We can see from the above that there is no overlap between the wavelength ranges of Balmer and Paschen series. so, option (B) is incorrect.

Similarly wavelength ranges of Lyman and Balmer series also do not overlap. Hence, option (D) is correct.

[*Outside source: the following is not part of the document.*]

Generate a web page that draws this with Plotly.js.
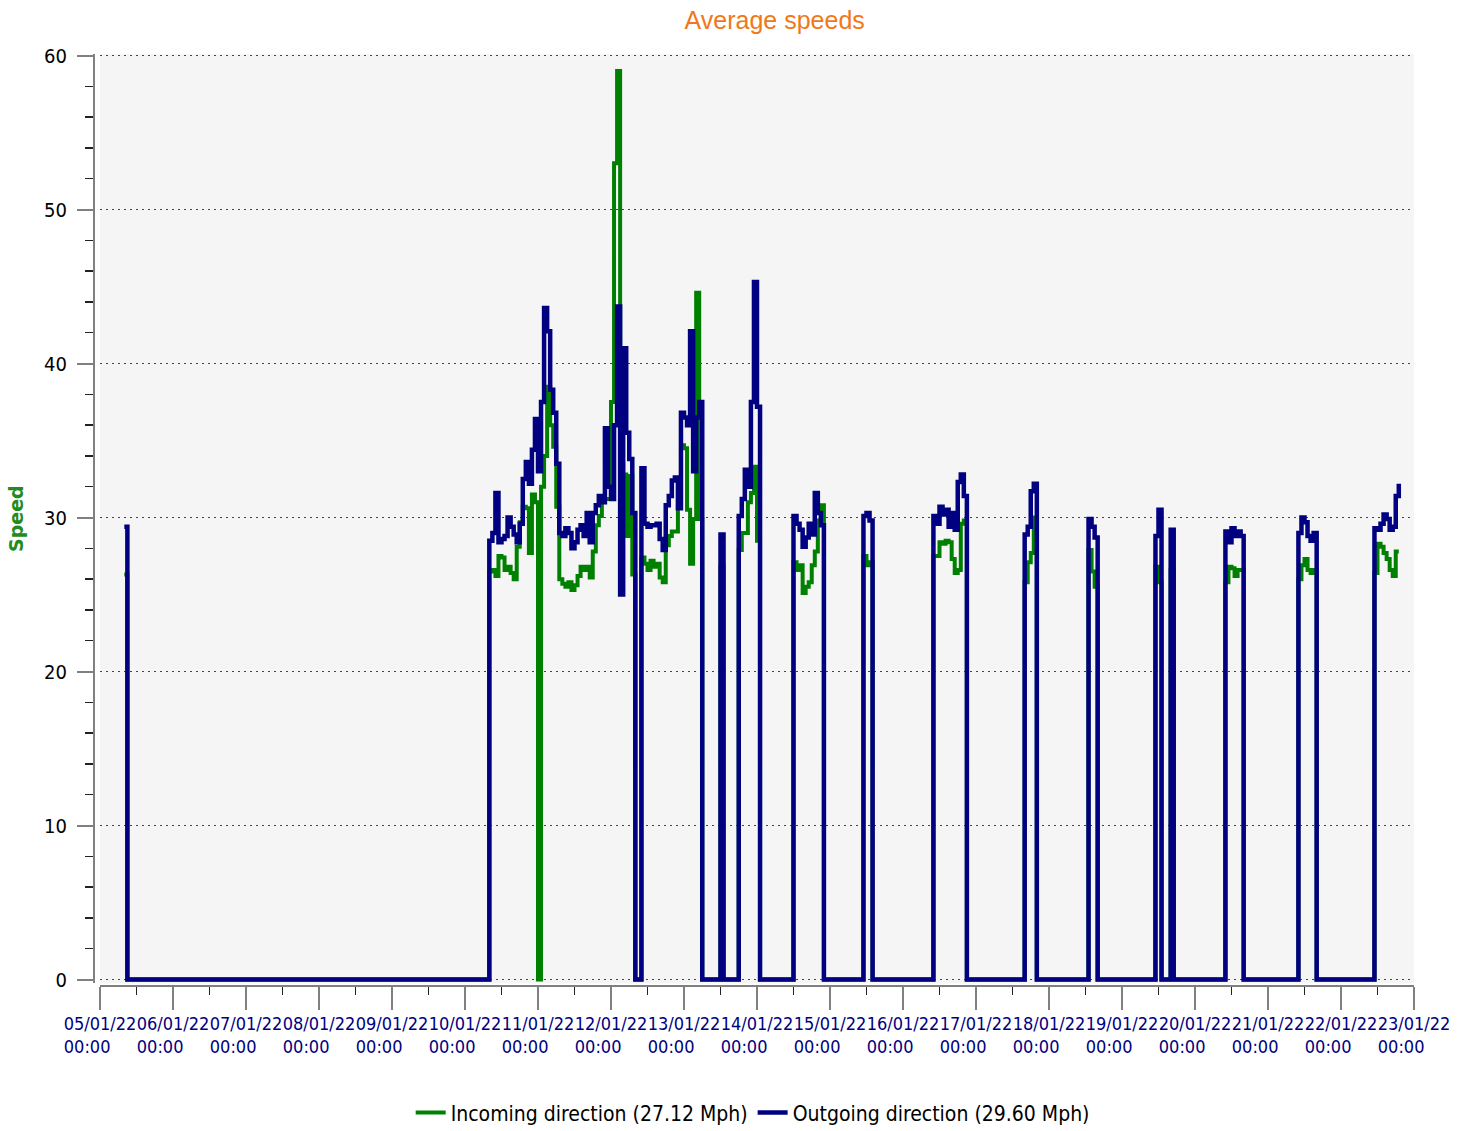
<!DOCTYPE html>
<html>
<head>
<meta charset="utf-8">
<script src="https://cdn.plot.ly/plotly-3.0.1.min.js"></script>
<style>
html, body { margin: 0; padding: 0; background: #ffffff; }
#chart { width: 1470px; height: 1131px; }
</style>
</head>
<body>
<div id="chart"></div>
<script>
const chartTitle = 'Average speeds';
const yAxisTitle = 'Speed';
const seriesNames = ['Incoming direction (27.12 Mph)', 'Outgoing direction (29.60 Mph)'];

const times = [
  '2022-01-05 08:00', '2022-01-05 09:00',
  '2022-01-10 08:00', '2022-01-10 09:00', '2022-01-10 10:00', '2022-01-10 11:00', '2022-01-10 12:00', '2022-01-10 13:00',
  '2022-01-10 14:00', '2022-01-10 15:00', '2022-01-10 16:00', '2022-01-10 17:00', '2022-01-10 18:00', '2022-01-10 19:00',
  '2022-01-10 20:00', '2022-01-10 21:00', '2022-01-10 22:00', '2022-01-10 23:00',
  '2022-01-11 00:00', '2022-01-11 01:00', '2022-01-11 02:00', '2022-01-11 03:00', '2022-01-11 04:00', '2022-01-11 05:00',
  '2022-01-11 06:00', '2022-01-11 07:00', '2022-01-11 08:00', '2022-01-11 09:00', '2022-01-11 10:00', '2022-01-11 11:00',
  '2022-01-11 12:00', '2022-01-11 13:00', '2022-01-11 14:00', '2022-01-11 15:00', '2022-01-11 16:00', '2022-01-11 17:00',
  '2022-01-11 18:00', '2022-01-11 19:00', '2022-01-11 20:00', '2022-01-11 21:00', '2022-01-11 22:00', '2022-01-11 23:00',
  '2022-01-12 00:00', '2022-01-12 01:00', '2022-01-12 02:00', '2022-01-12 03:00', '2022-01-12 04:00', '2022-01-12 05:00',
  '2022-01-12 06:00', '2022-01-12 07:00', '2022-01-12 08:00',
  '2022-01-12 10:00', '2022-01-12 11:00', '2022-01-12 12:00', '2022-01-12 13:00', '2022-01-12 14:00', '2022-01-12 15:00',
  '2022-01-12 16:00', '2022-01-12 17:00', '2022-01-12 18:00', '2022-01-12 19:00', '2022-01-12 20:00', '2022-01-12 21:00',
  '2022-01-12 22:00', '2022-01-12 23:00',
  '2022-01-13 00:00', '2022-01-13 01:00', '2022-01-13 02:00', '2022-01-13 03:00', '2022-01-13 04:00', '2022-01-13 05:00',
  '2022-01-13 06:00',
  '2022-01-13 12:00', '2022-01-13 13:00',
  '2022-01-13 18:00', '2022-01-13 19:00', '2022-01-13 20:00', '2022-01-13 21:00', '2022-01-13 22:00', '2022-01-13 23:00',
  '2022-01-14 00:00', '2022-01-14 01:00',
  '2022-01-14 12:00', '2022-01-14 13:00', '2022-01-14 14:00', '2022-01-14 15:00', '2022-01-14 16:00', '2022-01-14 17:00',
  '2022-01-14 18:00', '2022-01-14 19:00', '2022-01-14 20:00', '2022-01-14 21:00', '2022-01-14 22:00',
  '2022-01-15 11:00', '2022-01-15 12:00', '2022-01-15 13:00', '2022-01-15 14:00',
  '2022-01-16 10:00', '2022-01-16 11:00', '2022-01-16 12:00', '2022-01-16 13:00', '2022-01-16 14:00', '2022-01-16 15:00',
  '2022-01-16 16:00', '2022-01-16 17:00', '2022-01-16 18:00', '2022-01-16 19:00', '2022-01-16 20:00', '2022-01-16 21:00',
  '2022-01-17 16:00', '2022-01-17 17:00', '2022-01-17 18:00', '2022-01-17 19:00', '2022-01-17 20:00',
  '2022-01-18 13:00', '2022-01-18 14:00', '2022-01-18 15:00', '2022-01-18 16:00',
  '2022-01-19 11:00', '2022-01-19 12:00', '2022-01-19 13:00',
  '2022-01-19 16:00', '2022-01-19 17:00',
  '2022-01-20 10:00', '2022-01-20 11:00', '2022-01-20 12:00', '2022-01-20 13:00', '2022-01-20 14:00', '2022-01-20 15:00',
  '2022-01-20 16:00',
  '2022-01-21 10:00', '2022-01-21 11:00', '2022-01-21 12:00', '2022-01-21 13:00', '2022-01-21 14:00', '2022-01-21 15:00',
  '2022-01-21 16:00',
  '2022-01-22 11:00', '2022-01-22 12:00', '2022-01-22 13:00', '2022-01-22 14:00', '2022-01-22 15:00', '2022-01-22 16:00',
  '2022-01-22 17:00', '2022-01-22 18:00', '2022-01-22 19:00'
];

const incoming = [
  26.3, 0,
  26.5, 26.6, 26.2, 27.5, 27.4, 26.6, 26.8, 26.4, 26.0, 28.1, 29.7, 30.7, 30.6, 27.7, 31.5, 31.0,
  0, 32.0, 34.0, 38.5, 36.0, 34.6, 30.7, 26.0, 25.7, 25.5, 25.8, 25.3,
  25.6, 26.2, 26.8, 26.6, 26.8, 26.1, 27.8, 29.5, 30.1, 31.2, 31.2, 31.2,
  37.5, 53.0, 59.0, 33.5, 32.8, 28.8, 32.7, 26.3, 0,
  27.4, 27.0, 26.6, 27.2, 26.8, 27.0, 26.1, 25.8, 28.2, 28.8, 29.1, 29.1, 30.7, 34.7,
  34.5, 30.5, 27.0, 29.9, 44.6, 29.9, 0,
  26.8, 0,
  27.9, 29.0, 29.0, 31.0, 31.6, 33.3,
  28.5, 0,
  27.1, 26.6, 26.9, 25.1, 25.5, 25.8, 26.9, 27.8, 29.8, 30.8, 0,
  27.5, 26.9, 27.1, 0,
  27.5, 27.5, 28.4, 28.3, 28.5, 28.4, 27.3, 26.4, 26.6, 29.6, 29.8, 0,
  25.8, 27.1, 27.7, 30.0, 0,
  27.9, 26.5, 25.5, 0,
  26.8, 25.8, 0,
  26.6, 0,
  25.8, 26.8, 26.7, 26.2, 26.6, 26.6, 0,
  26.0, 26.9, 27.3, 26.6, 26.4, 26.6, 0,
  26.4, 28.3, 28.1, 27.7, 27.3, 26.6, 26.2, 27.8, 27.8
];

const outgoing = [
  29.4, 0,
  28.5, 29.0, 31.6, 28.4, 28.6, 28.8, 30.0, 29.4, 28.9, 28.4, 29.6, 32.5, 33.6, 32.2, 34.4, 36.4,
  33.0, 37.5, 43.6, 42.1, 38.3, 36.8, 33.5, 29.0, 28.8, 29.3, 29.0, 28.0,
  28.4, 29.2, 29.5, 28.8, 30.3, 28.4, 30.3, 30.8, 31.4, 31.0, 35.8, 32.0,
  31.2, 36.0, 43.7, 25.0, 41.0, 35.5, 33.8, 30.3, 0,
  33.2, 29.6, 29.4, 29.5, 29.5, 29.6, 28.6, 27.9, 30.8, 31.4, 32.4, 32.6, 30.6, 36.8,
  36.5, 36.0, 42.1, 33.0, 36.5, 37.5, 0,
  28.9, 0,
  30.1, 31.2, 33.1, 32.0, 37.5, 45.3,
  37.2, 0,
  30.1, 29.6, 29.2, 28.1, 28.7, 29.6, 28.9, 31.6, 30.3, 29.5, 0,
  30.1, 30.3, 29.8, 0,
  30.1, 29.6, 30.7, 30.2, 30.5, 29.4, 30.3, 29.2, 32.3, 32.8, 31.4, 0,
  28.9, 29.4, 31.7, 32.2, 0,
  29.9, 29.4, 28.7, 0,
  28.8, 30.5, 0,
  29.2, 0,
  29.1, 28.4, 29.3, 28.8, 29.1, 28.8, 0,
  29.0, 30.0, 29.7, 28.8, 28.5, 29.0, 0,
  29.3, 29.2, 29.6, 30.2, 29.9, 29.2, 29.4, 31.4, 32.2
];

const tickFontFamily = 'DejaVu Sans Condensed, Liberation Sans, sans-serif';
// date on the first line, time on the second, padded so both lines start at the same left edge
const xTickFormat = '%d/%m/%y<br>%H:%M\u2007\u2007\u2008';

const traces = [
  {
    type: 'scatter', mode: 'lines', name: seriesNames[0],
    x: times, y: incoming,
    line: { color: '#008000', width: 4, shape: 'hv' }
  },
  {
    type: 'scatter', mode: 'lines', name: seriesNames[1],
    x: times, y: outgoing,
    line: { color: '#000080', width: 4.5, shape: 'hv' }
  }
];

const layout = {
  width: 1470,
  height: 1131,
  paper_bgcolor: '#ffffff',
  plot_bgcolor: '#f5f5f5',
  margin: { l: 94, r: 56, t: 54, b: 145, pad: 0, autoexpand: false },
  title: {
    text: chartTitle,
    font: { family: 'Liberation Sans, Arial, sans-serif', size: 25, color: '#f07818' },
    xref: 'container', x: 0.527, xanchor: 'center',
    yref: 'container', y: 0.982, yanchor: 'middle'
  },
  showlegend: true,
  legend: {
    orientation: 'h',
    x: 0.499, xanchor: 'center',
    y: -0.136, yanchor: 'middle',
    font: { family: tickFontFamily, size: 21, color: '#000000' },
    itemwidth: 30,
    bgcolor: 'rgba(0,0,0,0)'
  },
  xaxis: {
    type: 'date',
    domain: [0.004545, 1],
    anchor: 'free',
    position: 0,
    automargin: false,
    range: ['2022-01-05 00:00', '2022-01-23 00:00'],
    tick0: '2022-01-05 00:00',
    dtick: 86400000,
    tickformat: xTickFormat,
    tickangle: 0,
    ticklabelstandoff: -2,
    ticks: 'outside',
    ticklen: 23,
    tickwidth: 2,
    tickcolor: '#808080',
    showline: true,
    linecolor: '#808080',
    linewidth: 2,
    showgrid: false,
    zeroline: false,
    tickfont: { family: tickFontFamily, size: 18, color: '#000080' },
    minor: { dtick: 43200000, ticks: 'outside', ticklen: 8, tickwidth: 1.5, tickcolor: '#222222', showgrid: false }
  },
  yaxis: {
    domain: [0.0028, 1],
    anchor: 'free',
    position: 0,
    automargin: false,
    range: [-0.25, 60.1],
    tick0: 0,
    dtick: 10,
    ticks: 'outside',
    ticklen: 16,
    tickwidth: 2,
    tickcolor: '#808080',
    ticklabelstandoff: 6,
    showline: true,
    linecolor: '#808080',
    linewidth: 2,
    showgrid: true,
    gridcolor: '#3434c8',
    gridwidth: 1,
    griddash: '2px,4px',
    zeroline: false,
    tickfont: { family: tickFontFamily, size: 20, color: '#000000' },
    minor: { dtick: 2, ticks: 'outside', ticklen: 8, tickwidth: 1.5, tickcolor: '#222222', showgrid: false },
    title: {
      text: yAxisTitle,
      font: { family: 'DejaVu Sans, sans-serif', size: 19, color: '#1e8c1e', weight: 'bold' },
      standoff: 14
    }
  }
};

Plotly.newPlot('chart', traces, layout, { displayModeBar: false, staticPlot: true });
</script>
</body>
</html>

Shortest wavelength of Lyman series

$$ \begin{aligned} \frac{1}{\lambda_0} & =R\left(1-\frac{1}{\infty}\right) \\\\ \lambda_0 & =\frac{1}{R} \end{aligned} $$

For Lyman series, $\frac{1}{\lambda}=\mathrm{R}\left(1-\frac{1}{n^2}\right)$

$$ \begin{aligned} & =\frac{1}{\lambda_0}\left(1-\frac{1}{n^2}\right) \\\\ \lambda & =\frac{\lambda_0}{1-\frac{1}{n^2}}=\frac{\lambda_0 n^2}{n^2-1} \\\\ & =\frac{\lambda_0\left(n^2-1\right)+1}{n^2-1} \\\\ & =\lambda_0\left(1+\frac{1}{n^2-1}\right) \end{aligned} $$

If $n^2-1=m^2$ ( $m$ is an integer)

then this is rarely true as $\left(n^2-1\right)$ cannot always be the square of an integer. Hence, option (C) is incorrect.